Fifty Shades of Grey in Stanzels Typenkreis
Wenn wir den Roman mit Stanzel analysieren, beobachten wir Folgendes:
- Auf der Achse des Modus steht die Figur im Vordergrund:
Ana selbst ist zwar die Erzählerin, aber der Fokus liegt eher auf dem erlebenden Ich, nicht dem erzählenden. - Auf der Achse der Person haben wir es mit einer Ich-Erzählsituation zu tun:
Der Erzähler sagt ganz klar „ich“. - Auf der Achse der Perspektive haben wir die Innenperspektive:
Wir haben Einblick in Anas Gedanken- und Gefühlswelt.
Damit bewegen wir uns im Bereich des erlebenden Ich und des Ich des inneren Monologs.
Analyse von Fifty Shades of Grey mit Genette
Zerlegen wir die Erzählperspektive mit Genette, so beobachten wir:
- interne Fokalisierung: Der Erzähler weiß exakt so viel wie Ana.
- gleichzeitige Narration: Der Erzähler bzw. Ana erzählt im Präsens.
- extra- und intradiegetische Ebene: Die Erzählweise ist einfach, unmittelbar und unverschachtelt.
- autodiegetische Erzählung: Ana ist Protagonistin und Erzählerin zugleich.
Die Wirkung des Erzählers in Fifty Shades of Grey
Die von E. L. James gewählte Erzählperspektive hat den Effekt, dass die Erzählung im Prinzip einen einzigen langen Gedankenstrom von Ana darstellt. Das ermöglicht unzensierte, unmittelbare Live-Einblicke in ihre Gedanken- und Gefühlswelt. Und diese Gedanken- und Gefühlswelt hat sogar zwei Personifikationen:
- „subconscious“: Dieses Wort bedeutet eigentlich „Unterbewusstsein“. Allerdings nimmt Ana bemerkenswert bewusst wahr, was in ihrem „Unterbewusstsein“ passiert. Deswegen ist hier wohl weniger das Unterbewusstsein gemeint, sondern eher die innere Stimme.
„See? Not here to find you at all, my subconscious sneers at me, loud, proud, and pouty.“
Chapter Two.
- „inner goddess“: Mit der „inneren Göttin“ ist Anas Sexualtrieb gemeint.
„Oh, he’s affected all right – and my very small inner goddess sways in a gentle victorious samba.“
Chapter Five.
Diese beiden Personifikationen sind zwei mehr oder weniger vollwertige Figuren, die Ana ständig etwas sagen oder durch die Gegend tanzen. Die beiden haben es aber leider nicht in die Verfilmung geschafft.
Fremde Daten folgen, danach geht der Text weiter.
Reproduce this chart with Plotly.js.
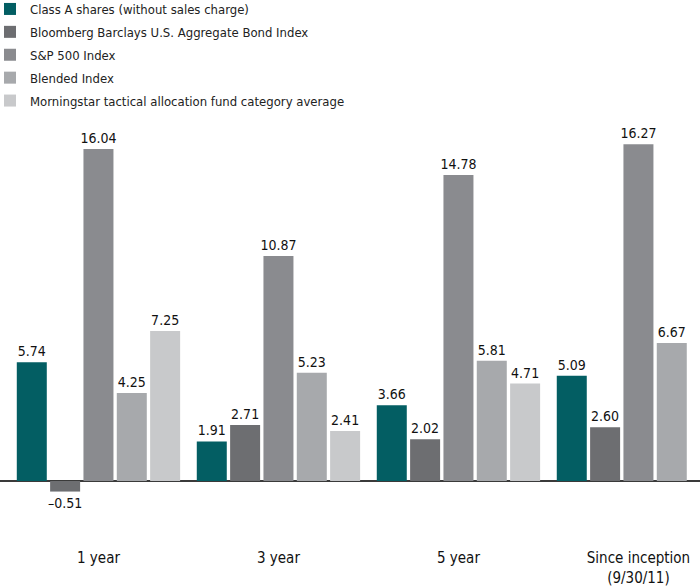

Und ich muss sagen: Ohne sie fehlt dem Film das, was das Buch so spannend oder wahlweise auch lächerlich macht: nämlich Anas sehr aktionsreiches Innenleben.
Fazit
Fifty Shades of Grey ist eine Geschichte, die sich fast ausschließlich um die Gefühle der Hauptfigur dreht. Und für eine solche Geschichte hat E. L. James genau die richtige Erzählperspektive gewählt:
Der Roman ist nämlich praktisch eine Live-Übertragung von Anas emotionalem Auf und Ab. Es stehen keine besonders interessanten, liebenswerten Figuren und auch kein spannender Plot im Vordergrund, sondern ein reiner, nackter Strom aus Gefühlen.
Und vielleicht ist es ja gerade diese Fülle an Gefühlen, die den Fans von Fifty Shades of Grey in ihrem Alltagsleben fehlt. Denn seien wir ehrlich: Eskapismus ist einer der Hauptgründe, warum wir lesen. Wenn uns im realen Leben etwas fehlt, dann holen wir es uns eben aus einem Buch. Und so gesehen hat Fifty Shades of Grey tatsächlich sogar eine Existenzberechtigung, obwohl man sich über viele Punkte, die dieses Buch betreffen, streiten kann und – meiner Meinung nach – auch sollte.